A new strategy from the Scottish government has been released early this year, entitled ‘Maximising Value’. It details the changing commercial and regulatory environment that the sector must tackle head on. It suggests that North Sea participants can weather the storm by forging new technologies and expertise in areas such as subsea testing, asset integrity, digital operations and, crucially, decommissioning operations.

Taking a different view, Premier Oil CEO Tony Durrant appealed to the Oil and Gas Authority (UK) to force companies to keep pipelines open during times of low oil prices. He said: “The authority is a new body and I’m not sure it has all the legislative powers it might need to bang heads together … It is important we have some overriding authority that could impose solutions if necessary.” He went on to say: “In other countries it would be understood that the host government has an enforcing role.” Warning of the dangers of decommissioning too soon, Durrant argues that any parties shutting facilities that they share with other producers would prematurely sideline oil and gas fields, leaving the sector in a vulnerable position when oil prices begin to rise again.

Analysts have also warned of the dangers of slowing things down too quickly. Douglas-Westwood predicts that a quarter of production facilities could close over the next 10 years, and Wood Mackenzie says that the UK is the country third most likely to see its fields permanently shut down as a result of low oil prices.

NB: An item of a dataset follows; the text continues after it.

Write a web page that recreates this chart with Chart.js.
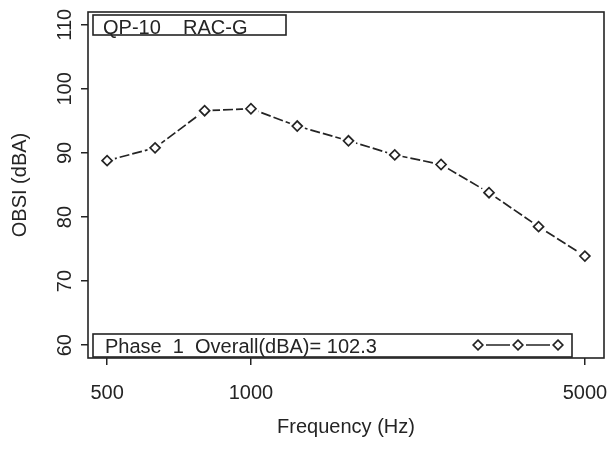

The National Subsea Research Initiative (NSRI) has recently called on the industry to collaborate on unlocking the potential of small pools of hydrocarbons in the North Sea. Dr Gordon Drummond, Project Director of NSRI says: “Solving the small pools challenge could yield a reward potentially greater than predicted with regards to the domestic market. It would enable the already capable UK supply chain to export its knowledge, products and services to international markets, thus safeguarding jobs, revenue and maximising economic recovery from the North Sea.” In this version of events, the UK becomes the ‘go-to’ nation for boosting, bolstering and buoying up faltering production. The North Sea might not know how to kick start things again in the current climate, but it sure can wind things down with style.